Understanding McLuhan;
or, How I Recovered my Cool.

When I first grabbed the book, I have to confess my reaction to McLuhan's philosophizing of media was very similar to that of the Duke of Gloucester's to Edward Gibbon: "Another damned fat book, eh…? Scribble, scribble, scribble, eh…?" (15). Retrospectively speaking, however, I have to say that McLuhan has managed to reconcile me to some of the philosophy thus far discussed in this blog — most specifically, to Kittler. McLuhan, although writing much earlier than Kittler, seems much less prescriptive — perhaps outrageous — in regards to meaning formation and reality, and his assertions, neatly packed in a series of allegories and analogies, are much easier to reconcile with technology as I personally experience it. And here may be the key to McLuhan: other than Kittler, who seems to make grand statements with (implicitly) universal applications, McLuhan focuses much more on the individual situation and context of experience — the experience of media as it is informed by the situation in which it itself exists.

Something about McLuhan is strangely comforting, especially when I consider applying his own theories not only to Kittler, but also to McLuhan himself. As he himself argues, "'Comfort' consists in abandoning a visual arrangement in favor of one that permits casual participation of the senses, a state that is excluded when any one sense, but especially the visual sense, is hotted up to the point of dominant command of a situation" (32). Perhaps I'm taking McLuhan's consideration of 'hot' vs. 'cool' media much too literally, but if 'hot' media require less participation than 'cool' media, then the reading of philosophies of technology (relatively speaking) would certainly be 'cool' (particularly in comparison to the reading of some pop-culture sparkling vampire stories, for example). In this sense, then, it is self-explanatory why reading literature (should we call it that?) that requires less mental involvement and participation seems so much more comforting than reading highly theoretical and philosophical considerations like McLuhan's.
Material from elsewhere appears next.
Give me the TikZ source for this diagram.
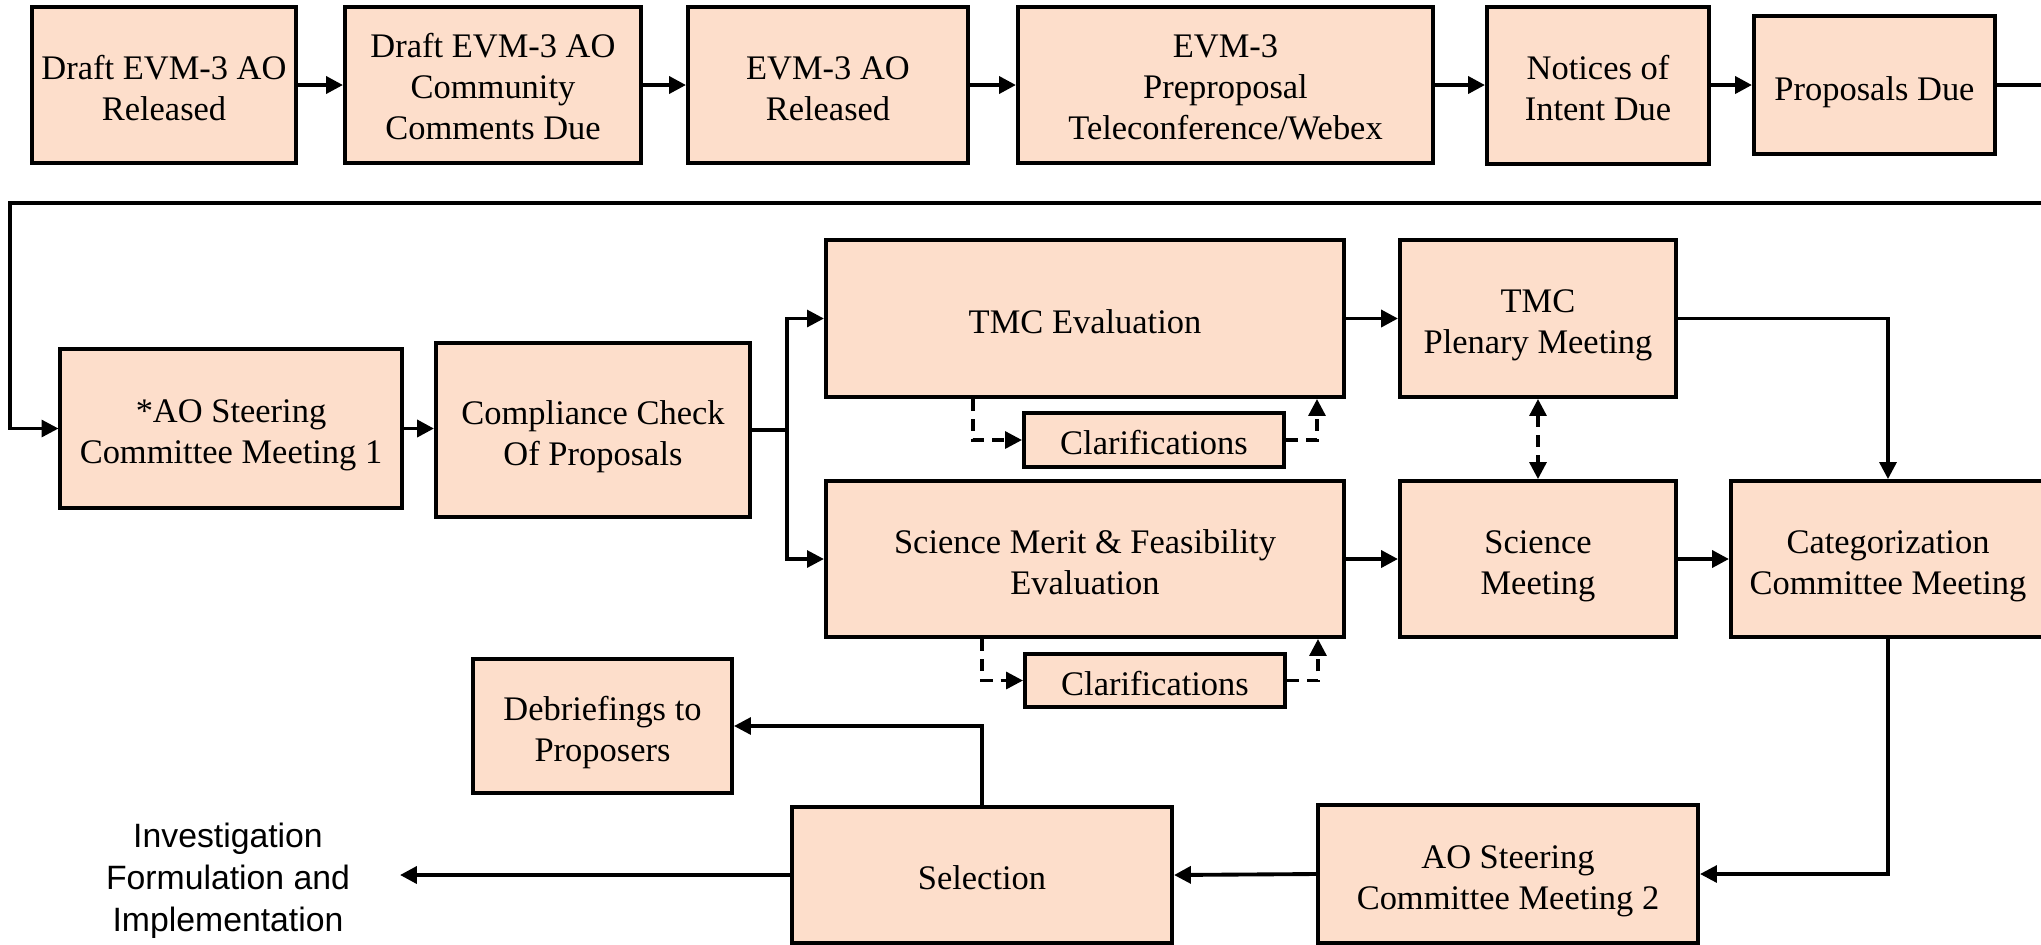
\documentclass[tikz,border=0pt]{standalone}
\usepackage{fontspec}
\setmainfont{Liberation Serif}
\newfontfamily\sansf{Liberation Sans}
\usetikzlibrary{arrows.meta,calc}
\definecolor{peach}{RGB}{253,222,203}
\begin{document}
\begin{tikzpicture}[x=0.01cm,y=-0.01cm,
  box/.style={draw=black,line width=1.1pt,fill=peach,align=center,inner sep=0pt,
    font=\fontsize{9.8}{11.7}\selectfont,text depth=0pt,text height=20.1pt},
  onebox/.style={box,text height=8.3pt},
  threebox/.style={box,text height=31.2pt},
  tip/.style={-{Triangle[length=4.8pt,width=4.8pt]}},
  conn/.style={line width=1.1pt,tip},
  thinconn/.style={line width=0.95pt,tip},
  plainline/.style={line width=0.95pt},
  dashconn/.style={line width=0.95pt,dash pattern=on 3.4pt off 2.3pt,tip},
  dashboth/.style={line width=0.95pt,dash pattern=on 3.4pt off 2.3pt,
    {Triangle[length=4.8pt,width=4.8pt]}-{Triangle[length=4.8pt,width=4.8pt]}}
]
\useasboundingbox (0,0) rectangle (2041,944);
\fill[white] (0,0) rectangle (2041,944);

% Row 1
\node[box,minimum width=2.63cm,minimum height=1.56cm] (d1) at (164,85) {Draft EVM-3 AO\\Released};
\node[threebox,minimum width=2.96cm,minimum height=1.56cm] (d2) at (493,85) {Draft EVM-3 AO\\Community\\Comments Due};
\node[box,minimum width=2.80cm,minimum height=1.56cm] (d3) at (828,85) {EVM-3 AO\\Released};
\node[threebox,minimum width=4.15cm,minimum height=1.56cm] (d4) at (1225.5,85) {EVM-3\\Preproposal\\Teleconference/Webex};
\node[box,minimum width=2.22cm,minimum height=1.57cm] (d5) at (1598,85.5) {Notices of\\Intent Due};
\node[onebox,minimum width=2.41cm,minimum height=1.38cm,text height=8.9pt] (d6) at (1874.5,85) {Proposals Due};

% Row 2
\node[box,minimum width=3.41cm,minimum height=1.59cm] (ao1) at (231,428.5) {*AO Steering\\Committee Meeting 1};
\node[box,minimum width=3.14cm,minimum height=1.74cm] (cc) at (593,430) {Compliance Check\\Of Proposals};
\node[onebox,minimum width=5.18cm,minimum height=1.57cm] (tmc) at (1085,318.5) {TMC Evaluation};
\node[box,minimum width=2.76cm,minimum height=1.57cm] (plen) at (1538,318.5) {TMC\\Plenary Meeting};
\node[onebox,minimum width=2.60cm,minimum height=0.54cm] (clar1) at (1154,440) {Clarifications};
\node[box,minimum width=5.18cm,minimum height=1.56cm] (sci) at (1085,559) {Science Merit \& Feasibility\\Evaluation};
\node[box,minimum width=2.76cm,minimum height=1.56cm] (scim) at (1538,559) {Science\\Meeting};
\node[box,minimum width=3.14cm,minimum height=1.56cm] (cat) at (1888,559) {Categorization\\Committee Meeting};
\node[onebox,minimum width=2.60cm,minimum height=0.53cm] (clar2) at (1155,680.5) {Clarifications};

% Row 3
\node[box,minimum width=2.59cm,minimum height=1.34cm] (deb) at (602.5,726) {Debriefings to\\Proposers};
\node[onebox,minimum width=3.80cm,minimum height=1.36cm] (sel) at (982,875) {Selection};
\node[box,minimum width=3.80cm,minimum height=1.38cm] (ao2) at (1508,874) {AO Steering\\Committee Meeting 2};
\node[align=center,inner sep=0pt,font=\sansf\fontsize{9.6}{11.9}\selectfont] (inv) at (228,881) {Investigation\\Formulation and\\Implementation};

% helper coordinates
\coordinate (outR) at (2050,85);
\coordinate (backR) at (2050,203);
\coordinate (backL) at (10,203);
\coordinate (br) at (787,430);
\coordinate (invtip) at (400,875);

% Row 1 connectors
\draw[conn] (d1.east) -- (d2.west);
\draw[conn] (d2.east) -- (d3.west);
\draw[conn] (d3.east) -- (d4.west);
\draw[conn] (d4.east) -- (d4.east -| d5.west);
\draw[conn] (d5.east |- d6.east) -- (d6.west);
\draw[plainline] (d6.east) -- (outR);
\draw[thinconn] (backR) -- (backL) |- (ao1.west);

% Row 2 connectors
\draw[conn] (ao1.east) -- (ao1.east -| cc.west);
\draw[line width=1.1pt] (cc.east) -- (br);
\draw[thinconn] (br) |- (tmc.west);
\draw[thinconn] (br) |- (sci.west);
\draw[conn] (tmc.east) -- (plen.west);
\draw[thinconn] (plen.east) -| (cat.north);
\draw[conn] (sci.east) -- (scim.west);
\draw[conn] (scim.east) -- (cat.west);
\draw[dashboth] (plen.south) -- (scim.north);

% Clarifications loops
\draw[dashconn] ($(tmc.south)+(-112,0)$) |- (clar1.west);
\draw[dashconn] (clar1.east) -| ($(tmc.south)+(232,0)$);
\draw[dashconn] ($(sci.south)+(-103,0)$) |- (clar2.west);
\draw[dashconn] (clar2.east) -| ($(sci.south)+(233,0)$);

% Row 3 connectors
\draw[thinconn] (cat.south) |- (ao2.east);
\draw[conn] (ao2.west) -- (sel.east);
\draw[thinconn] (sel.north) |- (deb.east);
\draw[conn] (sel.west) -- (invtip);
\end{tikzpicture}
\end{document}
On the contrary, the constant overstimulation of our senses, according to McLuhan, ultimately leads to a 'state of numbness', which then reverses the state of 'hotness' vs. 'coolness' insofar as we tend to escape the sense of discomfort via, how Jonas and Selye have called it, "a strategy of amputation" (McLuhan 42-43). But, since, as in the Narcissus myth, "self-amputation forbids self-recognition" (43), the self-imposed distancing from the material at hand necessarily leads to a 'cooling' of the medium, in other words, making it more comfortable again. And, in a weird backward spiral — or, perhaps, a double helix — "the cooling of all senses tends to result in hallucination" (32), by which, as we learned from Kittler last week, we mean little more than the creation of meaning in the recalling of experience stored in memory.

In understanding the books themselves as media, we begin to understand the limitations of the written word, particularly within philosophical considerations like these. Prince Modupe describes written language on the page as "trapped words" insofar as "the ink on the page trapped the thoughts" of the writer in symbolic form (cited in McLuhan 81). Language, because of its symbolic nature, is also severely limited, perhaps even more so in written form. The translation of thought into language, especially written language, forces the writer to adhere to a linearity of expression non-existent (or at least unmatched) in thought, a linearity which the reader, in turn, needs to overcome in the back-translation of the written words into his or her own experience, knowledge, and understanding. Yet such a back-translation necessarily is faulty — or, at the least, incomplete because it is colored by the individual experiences and memories of the reader.

In order to escape the Narcissus trap of complete and utter numbness, and self-amputation, McLuhan therefore cautions us to constantly be aware of media being self-reflective. In other words (and applied to McLuhan himself), his writing of his philosophy is a reflection of his thought, as if thrown as a reflection onto the surface of a pond. As his reader, I then need to recognize that the reflection I see on the pond, blurry and distorted as it naturally becomes, resembles McLuhan, but becomes, in fact, a reflection of myself. As McLuhan asserts, "the 'common sense' was for many centuries held to be the peculiar human power of translating one kind of experience of one sense into all the senses, and presenting the result continuously as a unified image to the mind" (60). This unification process, however fragmentary, can take place only in the mind of the person, making knowledge and information processes peculiarly personal.

It is perhaps precisely this apparent return to individuality and re-humanization in McLuhan that makes reading his book so much more comforting than Kittler's (in contrast). McLuhan thinks of media (if understood and evaluated correctly) much more as an extension of humanity than a replacement of it. The value of human consciousness — even on such an individual level as mine — seems reaffirmed here. As mentioned earlier, I personally tend to take McLuhan's advice very literally, especially in regard to the consideration of 'hot' versus 'cool.' After all, even the apparently all-knowing computer needs fans to keep it cool. So, that's what I'll do in moving forward through these texts. Keep cool.